■ What you are asked to do: From the listing, collect all lines containing the word "this".

■ Data:
----------

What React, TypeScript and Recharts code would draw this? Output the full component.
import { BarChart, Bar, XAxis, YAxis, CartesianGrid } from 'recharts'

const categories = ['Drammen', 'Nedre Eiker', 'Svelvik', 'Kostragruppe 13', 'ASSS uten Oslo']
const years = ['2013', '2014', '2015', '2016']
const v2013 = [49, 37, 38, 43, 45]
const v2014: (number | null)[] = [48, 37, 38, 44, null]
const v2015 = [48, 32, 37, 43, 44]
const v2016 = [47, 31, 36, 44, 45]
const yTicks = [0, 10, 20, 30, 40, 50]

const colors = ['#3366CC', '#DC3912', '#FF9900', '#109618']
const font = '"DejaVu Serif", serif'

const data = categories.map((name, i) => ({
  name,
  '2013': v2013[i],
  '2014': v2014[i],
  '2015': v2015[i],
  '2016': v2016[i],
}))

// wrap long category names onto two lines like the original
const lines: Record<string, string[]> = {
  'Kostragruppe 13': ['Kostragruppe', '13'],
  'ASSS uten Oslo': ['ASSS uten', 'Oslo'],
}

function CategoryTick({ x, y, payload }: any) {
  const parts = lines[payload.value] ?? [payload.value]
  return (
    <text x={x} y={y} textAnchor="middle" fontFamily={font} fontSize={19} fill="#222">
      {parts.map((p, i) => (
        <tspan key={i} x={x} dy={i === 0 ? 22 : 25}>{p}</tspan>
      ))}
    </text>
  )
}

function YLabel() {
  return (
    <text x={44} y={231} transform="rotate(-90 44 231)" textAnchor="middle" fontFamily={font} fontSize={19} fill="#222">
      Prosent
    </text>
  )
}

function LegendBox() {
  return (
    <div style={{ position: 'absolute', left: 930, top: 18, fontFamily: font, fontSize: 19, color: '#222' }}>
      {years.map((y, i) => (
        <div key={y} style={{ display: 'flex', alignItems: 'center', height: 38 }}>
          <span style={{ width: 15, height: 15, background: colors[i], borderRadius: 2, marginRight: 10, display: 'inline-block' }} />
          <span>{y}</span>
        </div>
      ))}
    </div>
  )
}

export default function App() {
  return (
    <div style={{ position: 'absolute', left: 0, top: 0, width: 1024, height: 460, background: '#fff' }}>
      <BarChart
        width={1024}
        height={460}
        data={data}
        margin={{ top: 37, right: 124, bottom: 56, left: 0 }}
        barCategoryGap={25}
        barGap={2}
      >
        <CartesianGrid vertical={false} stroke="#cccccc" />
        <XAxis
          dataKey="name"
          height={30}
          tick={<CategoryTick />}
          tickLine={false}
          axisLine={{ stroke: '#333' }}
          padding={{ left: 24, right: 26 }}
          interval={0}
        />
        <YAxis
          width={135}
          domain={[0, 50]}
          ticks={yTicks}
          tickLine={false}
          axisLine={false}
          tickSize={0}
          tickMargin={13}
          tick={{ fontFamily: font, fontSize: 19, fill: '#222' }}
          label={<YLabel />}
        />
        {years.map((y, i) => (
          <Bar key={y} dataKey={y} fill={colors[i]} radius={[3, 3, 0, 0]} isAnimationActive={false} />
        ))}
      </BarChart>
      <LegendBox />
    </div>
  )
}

----------

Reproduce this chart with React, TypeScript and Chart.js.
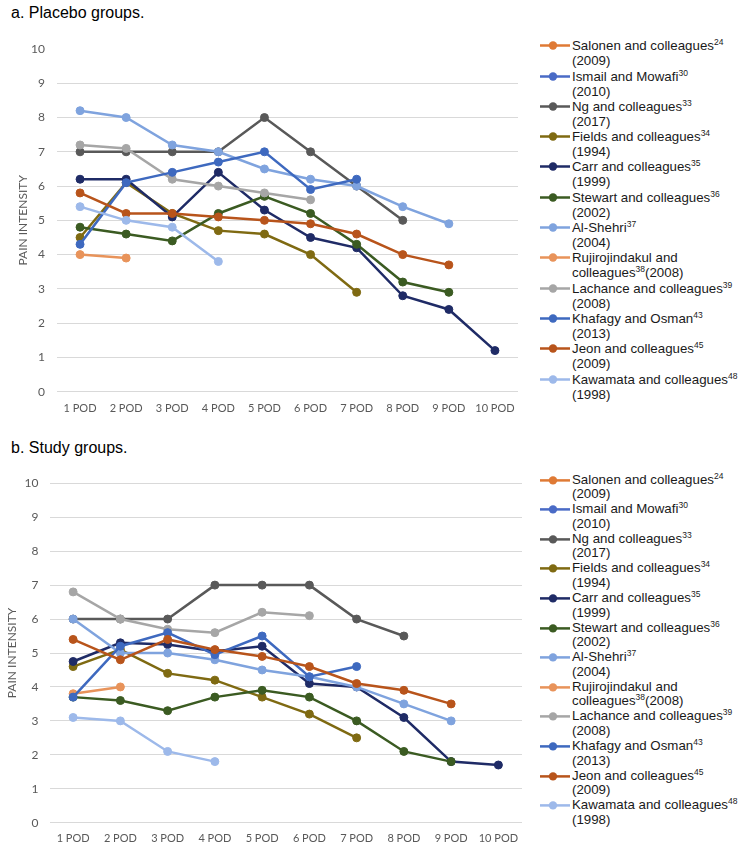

----------

■ Completed task:
What React, TypeScript and Recharts code would draw this? Output the full component.
Reproduce this chart with React, TypeScript and Chart.js.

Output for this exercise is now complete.